WHAT YOU ARE ASKED TO DO
Each line from the top of the listing through the one holding "label_y = [175, 436, 544, 526, 118, 44]" should be restated word for word, with nothing added and no pictures.

GIVEN INFORMATION
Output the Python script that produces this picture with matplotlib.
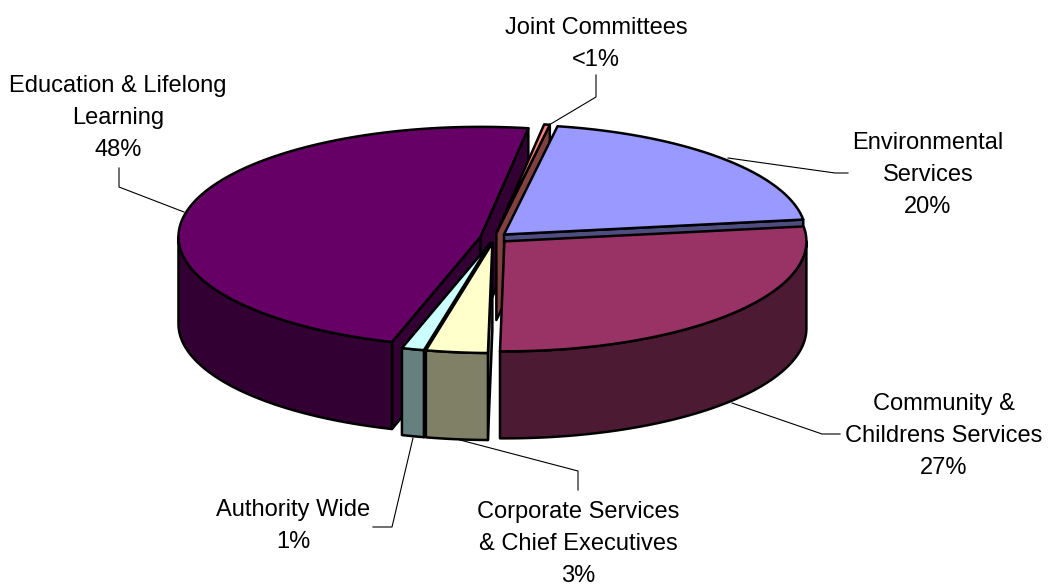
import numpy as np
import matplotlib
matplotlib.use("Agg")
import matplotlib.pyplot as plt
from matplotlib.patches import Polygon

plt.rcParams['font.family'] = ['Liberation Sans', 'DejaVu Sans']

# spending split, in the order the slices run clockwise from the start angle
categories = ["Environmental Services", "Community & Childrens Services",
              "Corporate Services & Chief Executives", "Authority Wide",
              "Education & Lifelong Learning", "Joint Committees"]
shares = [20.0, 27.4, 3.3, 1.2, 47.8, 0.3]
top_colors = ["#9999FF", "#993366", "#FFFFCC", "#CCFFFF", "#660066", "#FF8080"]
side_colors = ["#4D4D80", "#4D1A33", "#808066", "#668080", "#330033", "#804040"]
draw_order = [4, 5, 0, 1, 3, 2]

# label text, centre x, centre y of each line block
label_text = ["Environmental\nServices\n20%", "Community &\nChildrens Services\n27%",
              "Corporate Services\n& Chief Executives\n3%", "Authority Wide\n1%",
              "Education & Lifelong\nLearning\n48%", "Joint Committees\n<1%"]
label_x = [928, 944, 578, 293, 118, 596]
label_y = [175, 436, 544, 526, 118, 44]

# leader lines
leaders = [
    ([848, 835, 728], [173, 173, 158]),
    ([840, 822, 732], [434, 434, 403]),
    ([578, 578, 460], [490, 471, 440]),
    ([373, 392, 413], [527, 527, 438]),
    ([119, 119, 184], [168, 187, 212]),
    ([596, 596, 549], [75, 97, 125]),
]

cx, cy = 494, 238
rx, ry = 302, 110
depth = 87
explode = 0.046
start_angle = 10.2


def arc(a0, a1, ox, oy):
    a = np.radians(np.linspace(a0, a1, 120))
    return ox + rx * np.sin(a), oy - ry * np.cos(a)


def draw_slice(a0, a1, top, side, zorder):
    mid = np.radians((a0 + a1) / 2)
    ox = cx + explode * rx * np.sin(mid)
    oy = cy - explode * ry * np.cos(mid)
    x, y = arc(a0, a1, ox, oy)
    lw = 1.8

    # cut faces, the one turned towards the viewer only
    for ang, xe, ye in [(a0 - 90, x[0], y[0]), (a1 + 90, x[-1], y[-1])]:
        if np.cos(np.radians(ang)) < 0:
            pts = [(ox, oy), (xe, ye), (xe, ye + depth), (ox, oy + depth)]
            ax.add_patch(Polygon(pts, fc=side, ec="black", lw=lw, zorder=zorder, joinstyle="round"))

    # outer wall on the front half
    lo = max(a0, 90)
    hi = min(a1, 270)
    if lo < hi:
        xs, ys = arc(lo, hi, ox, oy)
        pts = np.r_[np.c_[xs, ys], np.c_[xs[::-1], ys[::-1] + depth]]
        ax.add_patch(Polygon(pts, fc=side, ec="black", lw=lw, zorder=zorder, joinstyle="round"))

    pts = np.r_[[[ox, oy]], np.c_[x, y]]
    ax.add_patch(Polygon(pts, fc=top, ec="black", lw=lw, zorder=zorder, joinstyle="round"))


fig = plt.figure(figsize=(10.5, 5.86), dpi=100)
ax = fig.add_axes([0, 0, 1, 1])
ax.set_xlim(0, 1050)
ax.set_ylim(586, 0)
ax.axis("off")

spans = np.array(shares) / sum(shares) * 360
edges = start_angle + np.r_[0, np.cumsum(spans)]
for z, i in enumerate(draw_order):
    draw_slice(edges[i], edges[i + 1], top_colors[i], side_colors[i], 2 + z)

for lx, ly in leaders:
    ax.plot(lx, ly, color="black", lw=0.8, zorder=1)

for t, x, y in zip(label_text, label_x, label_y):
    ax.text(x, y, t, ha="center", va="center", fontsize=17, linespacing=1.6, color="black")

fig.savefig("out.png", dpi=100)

WRITTEN ANSWER
Output the Python script that produces this picture with matplotlib.
import numpy as np
import matplotlib
matplotlib.use("Agg")
import matplotlib.pyplot as plt
from matplotlib.patches import Polygon

plt.rcParams['font.family'] = ['Liberation Sans', 'DejaVu Sans']

# spending split, in the order the slices run clockwise from the start angle
categories = ["Environmental Services", "Community & Childrens Services",
              "Corporate Services & Chief Executives", "Authority Wide",
              "Education & Lifelong Learning", "Joint Committees"]
shares = [20.0, 27.4, 3.3, 1.2, 47.8, 0.3]
top_colors = ["#9999FF", "#993366", "#FFFFCC", "#CCFFFF", "#660066", "#FF8080"]
side_colors = ["#4D4D80", "#4D1A33", "#808066", "#668080", "#330033", "#804040"]
draw_order = [4, 5, 0, 1, 3, 2]

# label text, centre x, centre y of each line block
label_text = ["Environmental\nServices\n20%", "Community &\nChildrens Services\n27%",
              "Corporate Services\n& Chief Executives\n3%", "Authority Wide\n1%",
              "Education & Lifelong\nLearning\n48%", "Joint Committees\n<1%"]
label_x = [928, 944, 578, 293, 118, 596]
label_y = [175, 436, 544, 526, 118, 44]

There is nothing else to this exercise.